Go back to that line: "This White House is terrible at communications."
You know whose White House was really, really terrible at communications? Calvin Coolidge's. "Silent Cal" notoriously refused to talk to anybody at all. The story goes that, when still governor of Massachusetts, he was seated at a dinner beside a Boston society woman who liltingly insisted: "Now governor: My husband has bet me $20 you won't say even three words to me. What do you answer to that?" Coolidge: "You lose."
Coolidge won 382 electoral votes and 54 percent of the vote when he ran for re-election in 1924. Had he sought a third term in 1928, he would have won even more crushingly.
Why? The Coolidge boom.
Here's another president who was terrible at communications: Dwight Eisenhower.
Oliver Jensen, editor of American Heritage Magazine, wrote a famous parody of the Gettysburg address in Eisenhowerese:
"I haven't checked these figures but 87 years ago, I think it was, a number of individuals organized a governmental set-up here in this country, I believe it covered certain Eastern areas, with this idea they were following up based on a sort of national independence arrangement and the program that every individual is just as good as every other individual. Well, now, of course, we are dealing with this big difference of opinion, civil disturbance you might say, although I don't like to appear to take sides or name any individuals, and the point is naturally to check up, by actual experience in the field, to see whether any governmental set-up with a basis like the one I was mentioning has any validity and find out whether that dedication by those early individuals will pay off in lasting values and things of that kind."
Eisenhower won two landslide victories in a row, and had he wished and the Constitution permitted, he could have won a third in 1960.
Why? Again: peace and prosperity.
The editors of The New York Times this weekend invited a number of people who have worked in politics to offer Obama suggestions as to how to turn things around. You always read a lot of ingenious offerings in these symposiums, but the true answer is not ingenious at all.

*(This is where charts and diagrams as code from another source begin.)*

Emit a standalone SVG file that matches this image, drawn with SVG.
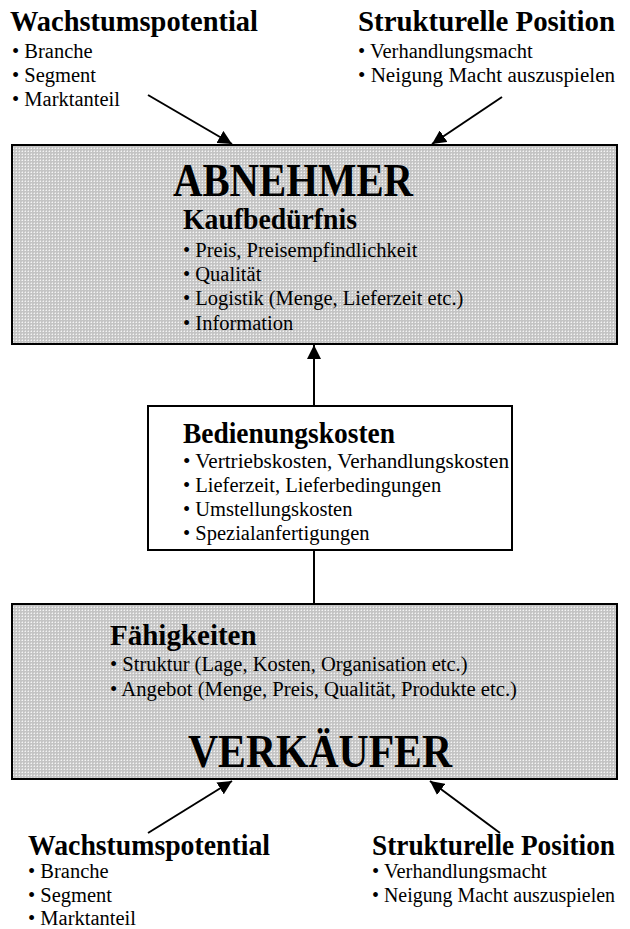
<svg xmlns="http://www.w3.org/2000/svg" width="630" height="929" viewBox="0 0 630 929">
<style>
text{font-family:"Liberation Serif","Times New Roman",serif;fill:#000}
.h{font-weight:bold;font-size:29px}
.b{font-size:20.5px}
.big{font-weight:bold;font-size:46px}
.box{stroke:#000;stroke-width:2;fill:url(#dots)}
.ln{stroke:#000;stroke-width:2;fill:none}
</style>
<defs>
<pattern id="dots" width="3" height="3" patternUnits="userSpaceOnUse">
<rect width="3" height="3" fill="#c4c4c4"/>
<rect x="1" y="1" width="1" height="1" fill="#f4f4f4"/>
<rect x="0" y="1" width="1" height="1" fill="#dadada"/>
<rect x="1" y="0" width="1" height="1" fill="#dadada"/>
</pattern>
<marker id="ah" markerUnits="userSpaceOnUse" markerWidth="16" markerHeight="14" refX="14" refY="7" orient="auto">
<path d="M0,0 L14,7 L0,14 Z" fill="#000"/>
</marker>
</defs>
<g id="wachstum-top">
<text class="h" x="10" y="31" textLength="248" lengthAdjust="spacingAndGlyphs">Wachstumspotential</text>
<text class="b" x="12" y="58">• Branche</text>
<text class="b" x="12" y="82">• Segment</text>
<text class="b" x="12" y="106">• Marktanteil</text>
</g>
<g id="struktur-top">
<text class="h" x="358" y="31" textLength="257" lengthAdjust="spacingAndGlyphs">Strukturelle Position</text>
<text class="b" x="358" y="58">• Verhandlungsmacht</text>
<text class="b" x="358" y="82" textLength="257" lengthAdjust="spacingAndGlyphs">• Neigung Macht auszuspielen</text>
</g>
<g id="abnehmer">
<rect class="box" x="12" y="145" width="605" height="199"/>
<text class="big" x="173" y="196" textLength="240" lengthAdjust="spacingAndGlyphs">ABNEHMER</text>
<text class="h" x="183" y="229" textLength="174" lengthAdjust="spacingAndGlyphs">Kaufbedürfnis</text>
<text class="b" x="183" y="257">• Preis, Preisempfindlichkeit</text>
<text class="b" x="183" y="281">• Qualität</text>
<text class="b" x="183" y="305">• Logistik (Menge, Lieferzeit etc.)</text>
<text class="b" x="183" y="330">• Information</text>
</g>
<g id="bedienungskosten">
<rect x="148" y="406" width="364" height="144" fill="#fff" stroke="#000" stroke-width="2"/>
<text class="h" x="183" y="443" textLength="212" lengthAdjust="spacingAndGlyphs">Bedienungskosten</text>
<text class="b" x="183" y="468" textLength="326" lengthAdjust="spacingAndGlyphs">• Vertriebskosten, Verhandlungskosten</text>
<text class="b" x="183" y="492">• Lieferzeit, Lieferbedingungen</text>
<text class="b" x="183" y="516">• Umstellungskosten</text>
<text class="b" x="183" y="540">• Spezialanfertigungen</text>
</g>
<g id="verkaeufer">
<rect class="box" x="12" y="604" width="605" height="175"/>
<text class="h" x="110" y="645">Fähigkeiten</text>
<text class="b" x="110" y="671">• Struktur (Lage, Kosten, Organisation etc.)</text>
<text class="b" x="110" y="696" textLength="407" lengthAdjust="spacingAndGlyphs">• Angebot (Menge, Preis, Qualität, Produkte etc.)</text>
<text class="big" x="188" y="767" textLength="264" lengthAdjust="spacingAndGlyphs">VERKÄUFER</text>
</g>
<g id="wachstum-bottom">
<text class="h" x="28" y="855" textLength="242" lengthAdjust="spacingAndGlyphs">Wachstumspotential</text>
<text class="b" x="28" y="878">• Branche</text>
<text class="b" x="28" y="902">• Segment</text>
<text class="b" x="28" y="925">• Marktanteil</text>
</g>
<g id="struktur-bottom">
<text class="h" x="372" y="855" textLength="243" lengthAdjust="spacingAndGlyphs">Strukturelle Position</text>
<text class="b" x="372" y="878">• Verhandlungsmacht</text>
<text class="b" x="372" y="902" textLength="243" lengthAdjust="spacingAndGlyphs">• Neigung Macht auszuspielen</text>
</g>
<g id="connectors">
<line class="ln" x1="148" y1="95" x2="232" y2="144" marker-end="url(#ah)"/>
<line class="ln" x1="502" y1="97" x2="432" y2="144" marker-end="url(#ah)"/>
<line class="ln" x1="314" y1="405" x2="314" y2="345" marker-end="url(#ah)"/>
<line class="ln" x1="314" y1="550" x2="314" y2="604"/>
<line class="ln" x1="148" y1="833" x2="232" y2="781" marker-end="url(#ah)"/>
<line class="ln" x1="500" y1="833" x2="430" y2="781" marker-end="url(#ah)"/>
</g>
</svg>
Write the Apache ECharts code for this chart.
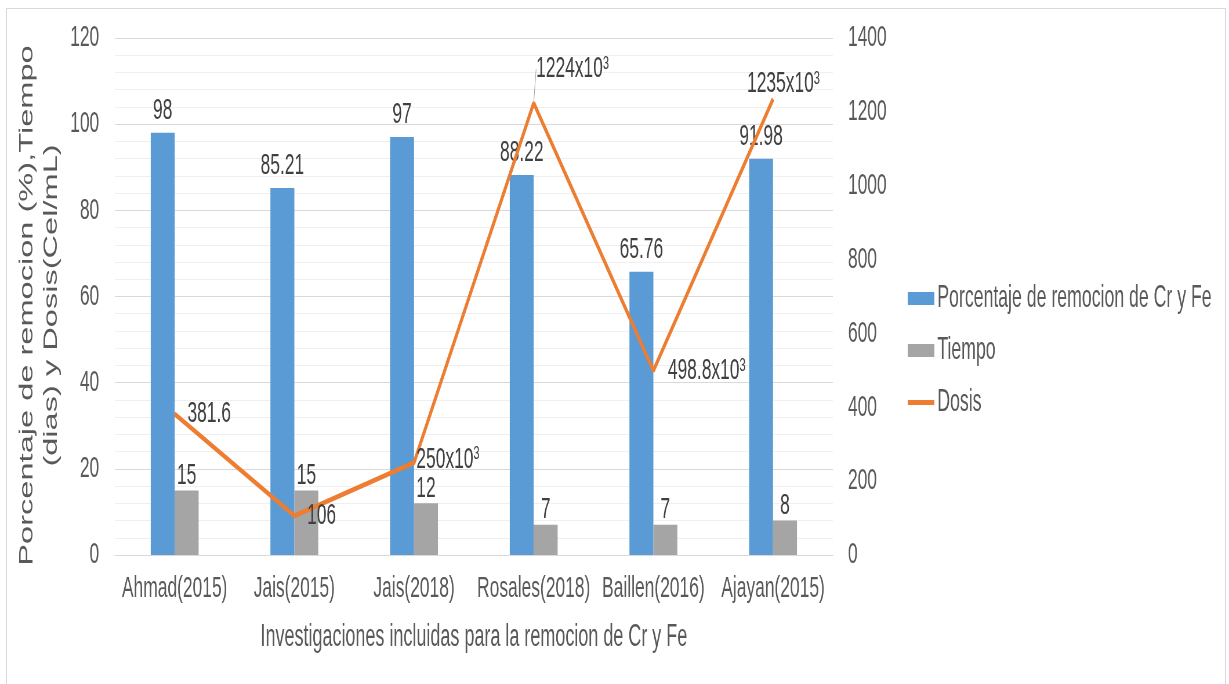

Deliver prosperity, create jobs, and raise incomes; avoid wars, but when you fight them, win them; respond effectively to national disasters; keep clear of scandals.
Of course, while the plan is simple, it is very far from easy. And from my point of view, it is made much harder to accomplish when you start from the wrongheaded assumptions with which Barack Obama started.
An admirer once congratulated the Victorian-era British Prime Minister Benjamin Disraeli on his parliamentary wit. Disraeli replied: "A majority is better than any repartee." Likewise: Full employment is the best political strategy. And when a president fails to deliver, there's not much his spin doctors can do to save him.